Like painted miniatures on a faux-turf covered papier-mâché landscape, Warhawk offers hectic and chaotic war with pint-sized soldiers, adorable jets and Metal Slug-esque tankoids.
Incognito’s Playstation 3 exclusive owes more than a little to the Battlefield series of games, presenting large scale online battles with vehicular combat, massive warzones and a faint whisper of team work and coordination. While battles will be won, and tides turned with ruthless synchronisation, there’s always satisfaction and reward for playing lone-wolf.
Players navigate the muddled terrain on foot, in jeeps and tanks, or via the titular Warhawks; surprisingly effortless fighter jets that can fire rockets, drop missiles and evade fire with gracious loops-de-loops and fan-favourites; barrel rolls.
While the title shipped with four standard multiplayer modes, including Team Deathmatch, Zones and Capture the Flag, later updates have invited Collection and King, calling attention to large-scale teamwork, and single-handed assassination, respectively. King mode, randomly selecting two players as elimination targets for each team, grants the lucky selected with a full arsenal of weapons, increased health and exponentially amplified fire power. Taking out a convoy of advancing tanks with single rockets is a rewarding experience unlike any other.
Warhawk feels accessible and instantly gratifying as seemingly insignificant moves can grant victory for the team. Manning anti-air turrets can blast the opposing team’s best Warhawks out the sky, well-placed sniper fire can remove nuisance campers and pedal-to-the-metal driving skills are more important than rifle range training in capture the flag.
That’s not to say that Warhawk doesn’t require skill. One-on-one dog fights, microcosmic battles held a mile above the real war, require well placed fire and quick evasion manoeuvres.
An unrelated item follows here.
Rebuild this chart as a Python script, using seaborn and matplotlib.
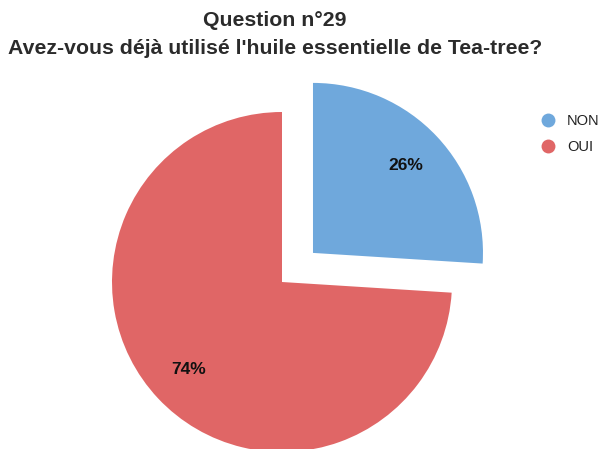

Successful flag captures call for every tool in your inventory, from mines to healthpacks and from sniper rifles to rocket launchers, as enemy teams huddle around their base in great numbers.
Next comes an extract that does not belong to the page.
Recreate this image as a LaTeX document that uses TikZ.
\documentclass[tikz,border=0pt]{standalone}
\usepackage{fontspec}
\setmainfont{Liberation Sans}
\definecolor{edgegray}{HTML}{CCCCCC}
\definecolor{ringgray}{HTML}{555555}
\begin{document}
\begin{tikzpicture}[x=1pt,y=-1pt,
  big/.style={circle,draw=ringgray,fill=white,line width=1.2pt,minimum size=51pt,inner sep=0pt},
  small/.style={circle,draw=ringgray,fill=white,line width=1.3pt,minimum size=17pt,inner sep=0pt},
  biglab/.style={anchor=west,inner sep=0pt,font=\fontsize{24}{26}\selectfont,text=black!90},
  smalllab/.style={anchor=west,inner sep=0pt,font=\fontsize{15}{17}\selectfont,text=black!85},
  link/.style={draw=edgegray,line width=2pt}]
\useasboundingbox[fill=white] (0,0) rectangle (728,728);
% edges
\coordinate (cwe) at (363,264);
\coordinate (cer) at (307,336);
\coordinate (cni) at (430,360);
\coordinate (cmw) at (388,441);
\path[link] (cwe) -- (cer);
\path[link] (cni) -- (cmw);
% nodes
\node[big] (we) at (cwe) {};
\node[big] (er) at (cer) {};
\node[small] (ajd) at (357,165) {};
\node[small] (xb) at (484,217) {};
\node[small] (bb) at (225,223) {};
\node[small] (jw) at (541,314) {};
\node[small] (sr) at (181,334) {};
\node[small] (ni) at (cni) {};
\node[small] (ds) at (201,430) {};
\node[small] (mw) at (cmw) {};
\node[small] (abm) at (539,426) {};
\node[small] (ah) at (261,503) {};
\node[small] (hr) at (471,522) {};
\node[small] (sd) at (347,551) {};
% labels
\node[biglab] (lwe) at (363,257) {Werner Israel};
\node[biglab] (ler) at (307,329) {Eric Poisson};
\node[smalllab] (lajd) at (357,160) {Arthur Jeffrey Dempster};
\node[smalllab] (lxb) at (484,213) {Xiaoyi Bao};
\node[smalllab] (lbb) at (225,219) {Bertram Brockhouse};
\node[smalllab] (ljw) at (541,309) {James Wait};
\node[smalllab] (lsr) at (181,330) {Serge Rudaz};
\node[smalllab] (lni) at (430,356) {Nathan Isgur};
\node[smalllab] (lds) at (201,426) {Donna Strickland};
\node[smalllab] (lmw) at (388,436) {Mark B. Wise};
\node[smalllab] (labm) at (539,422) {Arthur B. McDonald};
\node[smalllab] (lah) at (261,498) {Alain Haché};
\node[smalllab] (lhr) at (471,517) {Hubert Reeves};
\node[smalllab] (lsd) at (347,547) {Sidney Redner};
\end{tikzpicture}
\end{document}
It’s when all of Warhawk’s disparate parts come together in perfect harmony, organising the inherent chaos, that the game stands tall in the cluttered online space. Your jeep, manned by an eagle-eyed gunner and a flag-stealing bandit in the passenger seat, speeds down a dusty desert road. Tanks dare impede your progress, foot soldiers lay mischievous land mines, and Warhawks duke it out in your immediate airspace. A successful retreat to the base will no doubt fill the chat channel with cheers, whoops and hollers.
Getting to that point however, where you’re the one taking the flag, killing the king, soaring high on the leaderboard and unlocking medals, patches and trophies, requires patience and investment. The newly added tutorials are a must-play, and are far friendlier than the blocks of text that appeared during gameplay pre-patch.